Product managers, project managers, and sourcing teams preparing a private-label charging program can submit an inquiry with their output requirements, target markets, product dimensions, compliance expectations, and customization priorities.
FAQ
What temperature tests should buyers request from a GaN power adapter manufacturer?
Buyers should request more than a short external-surface measurement. A useful evaluation should include internal hot-spot measurement, temperature rise above ambient conditions, sustained full-load operation, different input voltages, single-port and multi-port loading, connector temperature, protection activation, and recovery behavior. Testing conditions should match the adapter’s rated power, enclosure size, plug type, charging protocols, and intended market. Buyers should also confirm that the manufacturer translates engineering results into repeatable mass-production controls.
Does a smaller GaN adapter always have a higher risk of overheating?
Not necessarily, but smaller dimensions increase the thermal-design challenge. A compact adapter has less internal space for component separation, insulation, airflow, and heat spreading. Its performance therefore depends heavily on conversion efficiency, component selection, PCB layout, thermal materials, housing design, and protection logic. Buyers should not reject a compact product solely because of its size, but they should require stronger evidence that it can sustain the advertised output without excessive derating or long-term component stress.
How can buyers verify that thermal performance will remain consistent in bulk production?
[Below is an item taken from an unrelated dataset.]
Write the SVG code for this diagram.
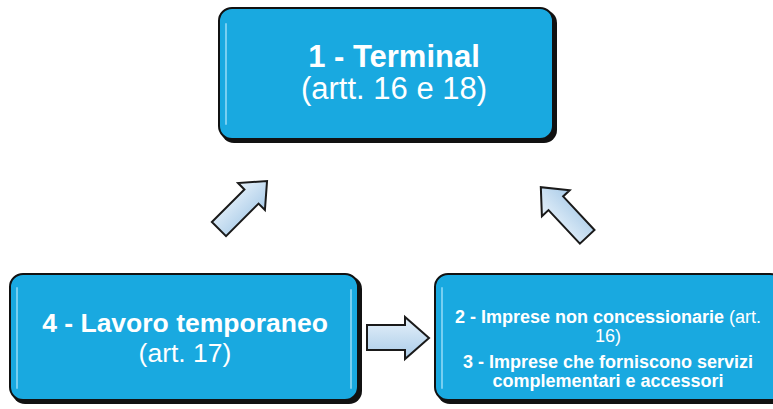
<svg xmlns="http://www.w3.org/2000/svg" width="773" height="409" viewBox="0 0 773 409">
<defs>
<style>
.box{fill:#19a9e0;stroke:#111;stroke-width:2}
.shadow{fill:#111}
.hl{fill:none;stroke:#8fd8f5;stroke-width:2;stroke-linecap:round;opacity:0.8}
.t{font-family:"Liberation Sans",Arial,sans-serif;fill:#fff;text-anchor:middle}
.b{font-weight:bold}
.arrow{fill:url(#ag);stroke:#1a1a1a;stroke-width:2;stroke-linejoin:miter}
</style>
<linearGradient id="ag" x1="0" y1="0" x2="0" y2="1">
<stop offset="0" stop-color="#e6f1fa"/>
<stop offset="1" stop-color="#a9cbe8"/>
</linearGradient>
</defs>
<g id="node1">
<rect class="shadow" x="221" y="10" width="336" height="133" rx="13"/>
<rect class="box" x="219" y="8" width="334" height="131" rx="13"/>
<path class="hl" d="M226 24 V124"/>
<text class="t b" x="394" y="67" font-size="31">1 - Terminal</text>
<text class="t" x="394" y="99" font-size="31">(artt. 16 e 18)</text>
</g>
<g id="node4">
<rect class="shadow" x="12" y="276" width="350" height="128" rx="13"/>
<rect class="box" x="10" y="274" width="348" height="126" rx="13"/>
<path class="hl" d="M17 288 V388"/>
<path class="hl" d="M351 290 V388"/>
<text class="t b" x="185" y="332" font-size="26.5">4 - Lavoro temporaneo</text>
<text class="t" x="185" y="362" font-size="26.5">(art. 17)</text>
</g>
<g id="node23">
<rect class="shadow" x="437" y="276" width="350" height="128" rx="13"/>
<rect class="box" x="435" y="274" width="348" height="126" rx="13"/>
<path class="hl" d="M442 288 V388"/>
<text class="t" x="608" y="323" font-size="18"><tspan font-weight="bold">2 - Imprese non concessionarie</tspan> (art.</text>
<text class="t" x="608" y="342" font-size="18">16)</text>
<text class="t b" x="608" y="368" font-size="18">3 - Imprese che forniscono servizi</text>
<text class="t b" x="608" y="387" font-size="18">complementari e accessori</text>
</g>
<g id="connectors">
<path class="arrow" d="M367 325 H405 V317 L429 338 L405 359 V350 H367 Z"/>
<path class="arrow" transform="translate(243 205) rotate(-45)" d="M-34 -10 H12 V-19 L34 0 L12 19 V10 H-34 Z"/>
<path class="arrow" transform="translate(564 212) rotate(-133)" d="M-34 -10 H12 V-19 L34 0 L12 19 V10 H-34 Z"/>
</g>
</svg>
Buyers should review BOM control, critical-component specifications, thermal-material application, assembly tolerances, incoming inspection, in-process controls, full-load aging, and batch-sampling procedures. They should also ask how component substitutions or engineering changes are reviewed. A sample result is only meaningful when the manufacturer can reproduce the same component layout, material application, assembly process, and testing criteria across production batches.